» MATERIAL FOR THIS TASK:
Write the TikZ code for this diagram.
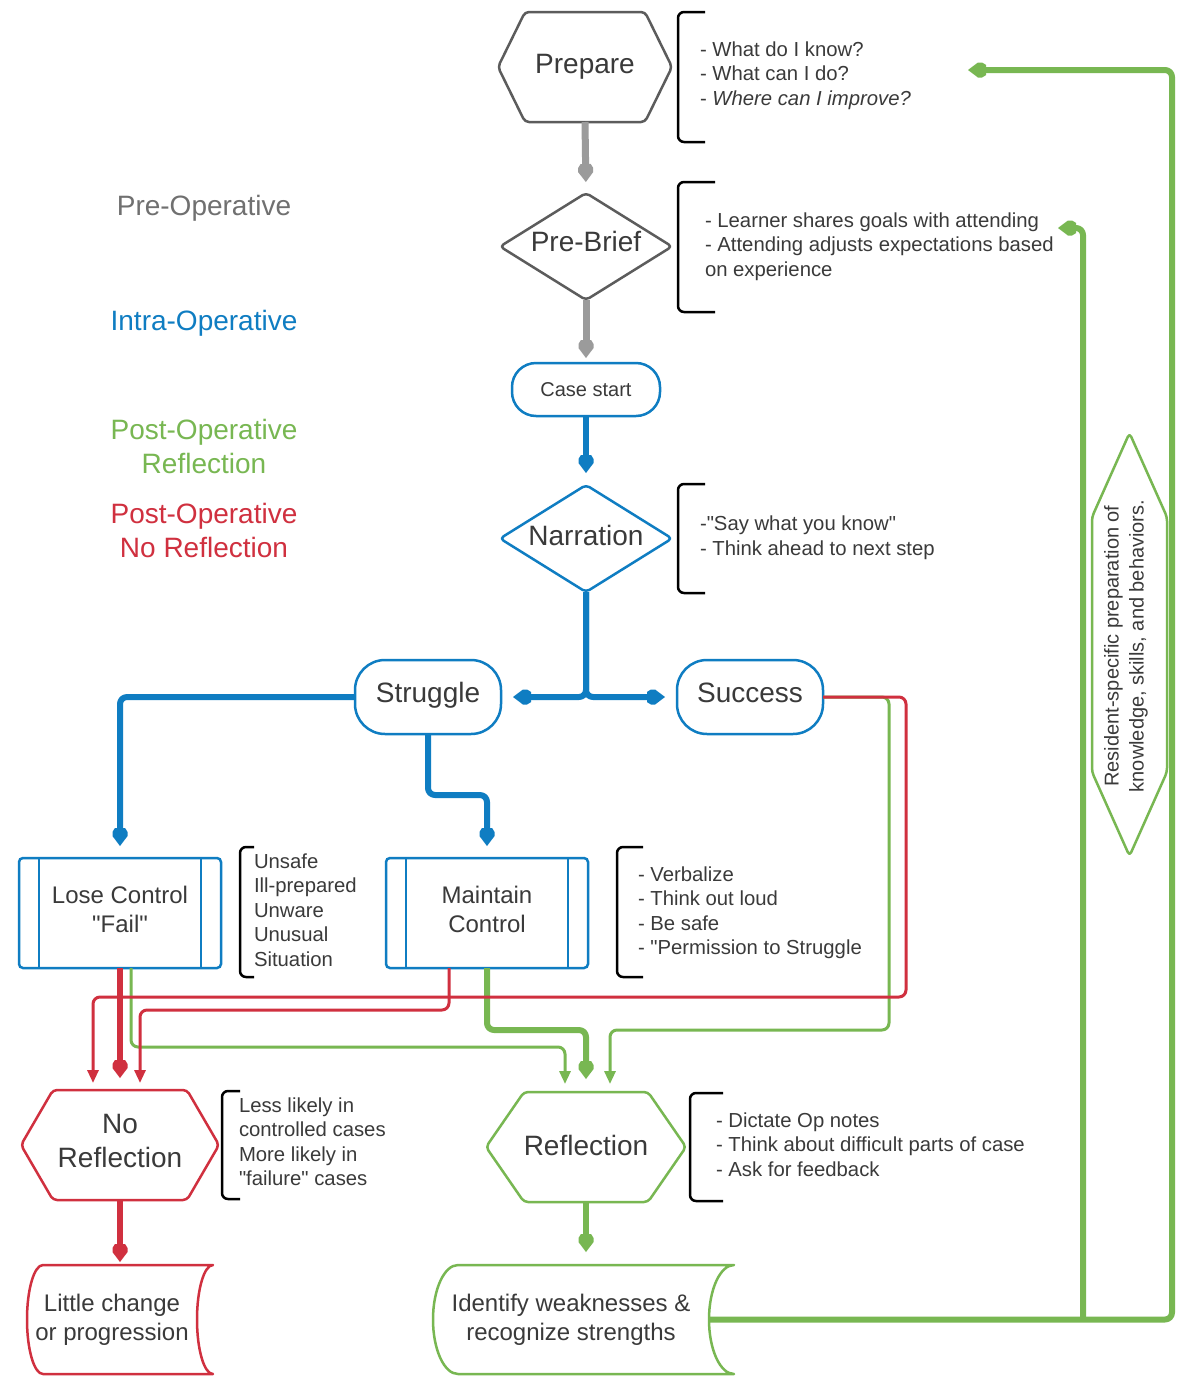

---

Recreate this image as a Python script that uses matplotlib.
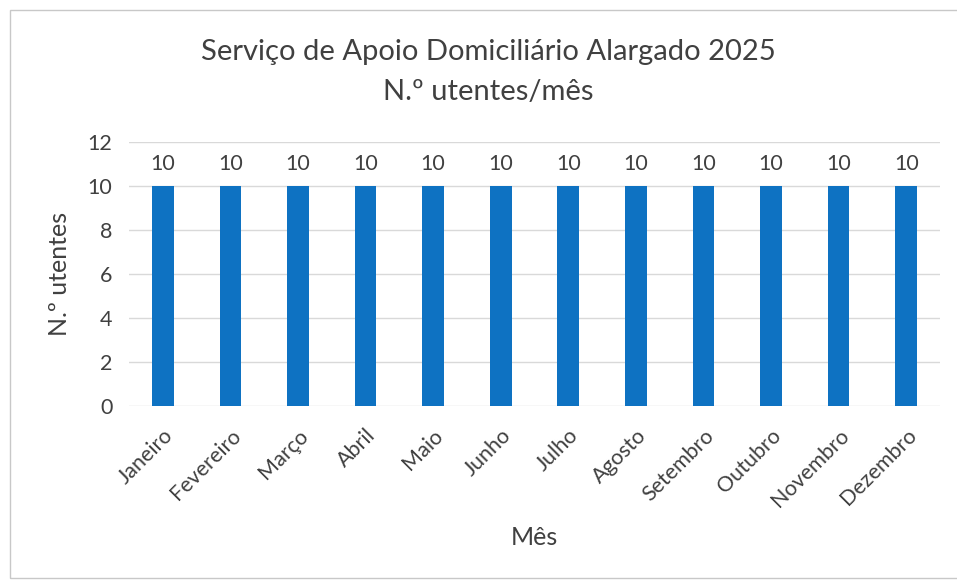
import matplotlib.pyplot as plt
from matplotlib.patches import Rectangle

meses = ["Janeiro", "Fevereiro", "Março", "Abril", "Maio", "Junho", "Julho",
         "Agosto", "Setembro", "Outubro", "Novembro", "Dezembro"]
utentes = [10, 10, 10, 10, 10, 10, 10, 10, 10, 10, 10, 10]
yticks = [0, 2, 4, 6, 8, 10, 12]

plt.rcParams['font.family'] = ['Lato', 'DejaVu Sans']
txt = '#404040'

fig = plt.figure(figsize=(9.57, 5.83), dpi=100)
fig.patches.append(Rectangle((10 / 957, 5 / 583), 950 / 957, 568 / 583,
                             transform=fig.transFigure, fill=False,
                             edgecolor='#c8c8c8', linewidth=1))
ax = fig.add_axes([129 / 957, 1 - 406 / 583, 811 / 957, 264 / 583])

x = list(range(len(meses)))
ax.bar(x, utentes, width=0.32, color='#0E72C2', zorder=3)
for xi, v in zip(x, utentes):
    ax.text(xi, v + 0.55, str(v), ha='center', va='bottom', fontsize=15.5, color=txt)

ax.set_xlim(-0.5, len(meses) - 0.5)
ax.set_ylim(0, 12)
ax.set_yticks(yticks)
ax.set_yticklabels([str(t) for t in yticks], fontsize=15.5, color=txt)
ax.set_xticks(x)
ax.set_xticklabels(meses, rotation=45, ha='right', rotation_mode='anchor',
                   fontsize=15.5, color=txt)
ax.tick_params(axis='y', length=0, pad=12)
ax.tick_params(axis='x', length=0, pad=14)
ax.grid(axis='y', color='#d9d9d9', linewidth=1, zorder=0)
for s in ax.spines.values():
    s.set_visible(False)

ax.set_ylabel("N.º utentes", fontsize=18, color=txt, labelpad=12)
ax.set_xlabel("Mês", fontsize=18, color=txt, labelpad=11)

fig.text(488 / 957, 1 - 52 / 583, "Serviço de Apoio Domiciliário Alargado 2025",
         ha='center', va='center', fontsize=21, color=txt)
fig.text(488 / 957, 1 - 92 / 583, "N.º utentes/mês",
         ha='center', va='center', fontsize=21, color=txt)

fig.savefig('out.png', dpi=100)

» THE TASK:
Keep the images out of the copy. Repeat word for word only the lines from the one containing "Recreate this image" through the one containing "ax.text(xi, v +", both ends included.

» COMPLETE OUTPUT:
Recreate this image as a Python script that uses matplotlib.
import matplotlib.pyplot as plt
from matplotlib.patches import Rectangle

meses = ["Janeiro", "Fevereiro", "Março", "Abril", "Maio", "Junho", "Julho",
         "Agosto", "Setembro", "Outubro", "Novembro", "Dezembro"]
utentes = [10, 10, 10, 10, 10, 10, 10, 10, 10, 10, 10, 10]
yticks = [0, 2, 4, 6, 8, 10, 12]

plt.rcParams['font.family'] = ['Lato', 'DejaVu Sans']
txt = '#404040'

fig = plt.figure(figsize=(9.57, 5.83), dpi=100)
fig.patches.append(Rectangle((10 / 957, 5 / 583), 950 / 957, 568 / 583,
                             transform=fig.transFigure, fill=False,
                             edgecolor='#c8c8c8', linewidth=1))
ax = fig.add_axes([129 / 957, 1 - 406 / 583, 811 / 957, 264 / 583])

x = list(range(len(meses)))
ax.bar(x, utentes, width=0.32, color='#0E72C2', zorder=3)
for xi, v in zip(x, utentes):
    ax.text(xi, v + 0.55, str(v), ha='center', va='bottom', fontsize=15.5, color=txt)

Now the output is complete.